We’re really breaking this one down (very good and necessary). Yes, you cannot separate discipleship from obedience, marriage from fidelity, honey from sweet, etc. But it’s the order of things that becomes so critical to our understanding of grace and discipleship. My obedience to Christ and my fidelity to my wife is the “fruit” and not the “root” of the relationship. Isn’t that what Jesus means when he says, “I am the vine; you are the branches. Whoever abides in me and I in him, he it is that bears much fruit.” Jn.15:5 Isn’t our obedience, and for that matter our “love”, rooted and derived from in Love Himself – “without me you can do nothing”?
Why strain to make this point? I don’t know about you but for every person that I have encountered who is guilty of “cheap grace”, I have encountered ten who are still laboring under the notion (at least a ‘practical knowledge’) that their obedience, or lack there of, is the root and foundation of their relationship to God. As P.M. likes to say, “Our relationship with God (love, forgiveness, justification) is not a ‘goal’ but a sure foundation.

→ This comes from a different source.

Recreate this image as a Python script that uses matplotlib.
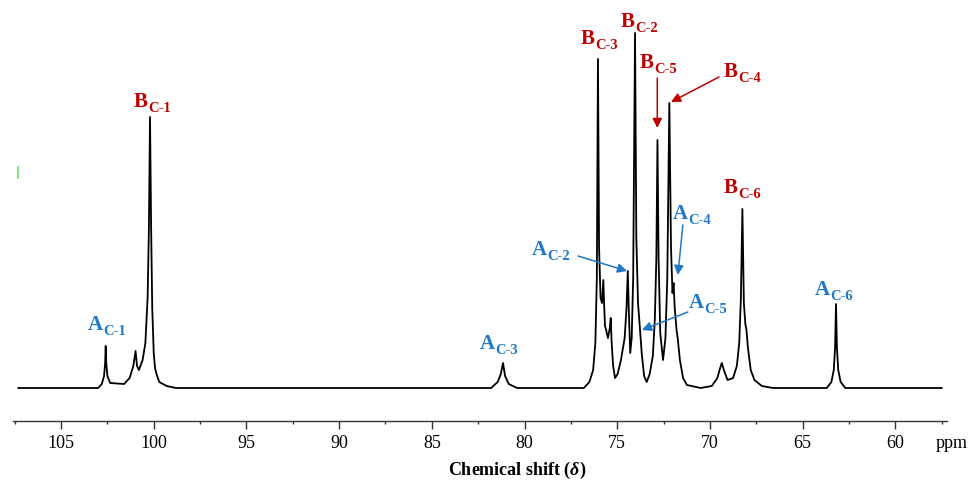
import matplotlib
matplotlib.use("Agg")
import matplotlib.pyplot as plt
from matplotlib.lines import Line2D
from matplotlib.ticker import MultipleLocator

plt.rcParams['font.family'] = ['Liberation Serif', 'DejaVu Serif']
plt.rcParams['mathtext.fontset'] = 'custom'
plt.rcParams['mathtext.it'] = 'Liberation Serif:italic:bold'
plt.rcParams['mathtext.rm'] = 'Liberation Serif:bold'

# spectrum trace: chemical shift (ppm) and intensity above baseline
shift = [107.3, 103.0, 102.8, 102.68, 102.62, 102.59, 102.56, 102.5, 102.35,
         101.6, 101.3, 101.1, 100.98, 100.9, 100.8, 100.6, 100.45, 100.33, 100.26,
         100.2, 100.14, 100.08, 100.0, 99.93, 99.85, 99.7, 99.3, 98.8,
         81.8, 81.45, 81.28, 81.16, 81.05, 80.85, 80.4,
         76.8, 76.5, 76.3, 76.18, 76.1, 76.04, 75.98, 75.9, 75.82, 75.75, 75.7,
         75.66, 75.6, 75.5, 75.4, 75.35, 75.3, 75.22, 75.12, 74.98, 74.8, 74.6,
         74.5, 74.43, 74.38, 74.3, 74.22, 74.14, 74.04, 73.97, 73.88, 73.77, 73.68,
         73.55, 73.41, 73.25, 73.08, 72.97, 72.89, 72.83, 72.77, 72.68, 72.53, 72.4,
         72.3, 72.19, 72.1, 72.02, 71.96, 71.9, 71.8, 71.74, 71.62, 71.45, 71.24,
         70.5, 69.9, 69.6, 69.45, 69.36, 69.25, 69.05, 68.75, 68.55, 68.42, 68.33,
         68.25, 68.17, 68.09, 68.03, 67.95, 67.8, 67.6, 67.2, 66.6,
         63.7, 63.45, 63.32, 63.25, 63.2, 63.15, 63.08, 62.95, 62.7, 57.5]
intensity = [0, 0, 4, 12, 25, 42, 25, 12, 5,
             4, 10, 22, 37, 22, 18, 28, 45, 90, 160,
             271, 160, 80, 35, 20, 14, 6, 2, 0,
             0, 6, 14, 25, 12, 4, 0,
             0, 6, 18, 45, 110, 329, 140, 90, 85, 108, 80,
             62, 58, 50, 60, 70, 45, 22, 10, 14, 28, 50,
             80, 117, 80, 35, 50, 110, 355, 150, 85, 58, 35,
             12, 6, 14, 32, 70, 130, 248, 130, 55, 28, 50,
             110, 285, 140, 95, 105, 80, 58, 50, 28, 10, 3,
             0, 2, 10, 20, 25, 18, 8, 10, 22, 45, 90,
             179, 85, 64, 58, 40, 18, 8, 2, 0,
             0, 6, 18, 40, 84, 40, 18, 6, 0, 0]

# peak labels: letter, subscript, colour group, text anchor (ppm, height), arrow start/tip
labels = ["B", "A", "A", "B", "B", "B", "B", "B", "A", "A", "A", "A"]
subs = ["C-1", "C-1", "C-3", "C-3", "C-2", "C-5", "C-4", "C-6", "C-2", "C-4", "C-5", "C-6"]
label_x = [100.31, 102.73, 81.60, 76.20, 74.04, 73.02, 68.48, 68.48, 78.78, 71.18, 70.32, 63.52]
label_y = [281, 58, 39, 344, 361, 320, 311, 195, 133, 169, 80, 93]
arrow_from = [None, None, None, None, None, (72.84, 310), (69.51, 311), None,
              (77.12, 132), (71.46, 163), (71.19, 76), None]
arrow_to = [None, None, None, None, None, (72.84, 260), (72.10, 286), None,
            (74.47, 117), (71.73, 113), (73.67, 58), None]

colors = {"A": "#1f78c8", "B": "#c00000"}

fig = plt.figure(figsize=(9.79, 4.88), dpi=100)
ax = fig.add_axes([13 / 979, 67 / 488, 933.7 / 979, 421 / 488])

ax.plot(shift, intensity, color='black', lw=1.3)

for i in range(len(labels)):
    c = colors[labels[i]]
    ax.text(label_x[i], label_y[i], labels[i], color=c, fontsize=15,
            fontweight='bold', ha='right', va='baseline')
    ax.text(label_x[i], label_y[i] - 5, subs[i], color=c, fontsize=10.5,
            fontweight='bold', ha='left', va='baseline')
    if arrow_from[i] is not None:
        ax.annotate("", xy=arrow_to[i], xytext=arrow_from[i],
                    arrowprops=dict(arrowstyle='-|>', color=c, lw=1.1,
                                    mutation_scale=14, shrinkA=0, shrinkB=0))

ax.set_xlim(107.59, 57.23)
ax.set_ylim(-33, 388)
for s in ['top', 'left', 'right']:
    ax.spines[s].set_visible(False)
ax.spines['bottom'].set_color('#333333')
ax.spines['bottom'].set_linewidth(1.0)
ax.set_yticks([])
ax.xaxis.set_major_locator(MultipleLocator(5))
ax.xaxis.set_minor_locator(MultipleLocator(2.5))
ax.tick_params(axis='x', which='major', direction='out', length=6, width=1,
               color='#333333', labelsize=13, pad=4)
ax.tick_params(axis='x', which='minor', direction='out', length=2.5, width=1,
               color='#333333')
ax.set_xticklabels([f"{t:g}" for t in ax.get_xticks()])

fig.text(952 / 979, 1 - 443 / 488, "ppm", fontsize=13, ha='center', va='center')
fig.text(517 / 979, 1 - 470 / 488, r"Chemical shift ($\delta$)", fontsize=13,
         fontweight='bold', ha='center', va='center')

# small green mark at the left edge of the original figure
fig.add_artist(Line2D([18 / 979, 18 / 979], [1 - 167 / 488, 1 - 178 / 488],
                      color='#66dd66', lw=1.2))

fig.savefig("out.png", dpi=100)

Again, I think we are really close here – obedience cannot be separated from devotion, “If you keep my commandments, you will abide in my love . . .” Jn.15:10. People commonly and mistakenly read that as if Christ says, “If you obey me, then I will love you” – but again “the order” is the issue. He says what he says in verse 10 about “obedience” only after saying, “As the Father has loved me, so have I loved you. Abide in my love.”v9 Though they are intricately related we must constantly remind ourselves and each other of the blessed truth that obedience is the “fruit” and not the “root” of a loving relationship – at least our relationship with God.
Great dialog,
C
I think that’s why it struck you wrong, I wasn’t commenting on the order… I’m not trying to reverse the order or say in the slightest that our obedience is the basis of the relationship. The quote and my comments have little to do with salvation, but with the compartmentalizing of faith – Jesus is Lord of this area, but I’m still lord of that. As for me, I wouldn’t connect it to salvation though I can’t speak for that guy. Though I read him as saying that the church is called to be broken, not that we have a “false” or unsaved church.
That makes sense. It seems like we were talking about two sides of the “bar-ditch”. On the one side you have compartmentalized “cheap grace”, and on the other side “performance driven” Christianity. Thanks for a great dialog.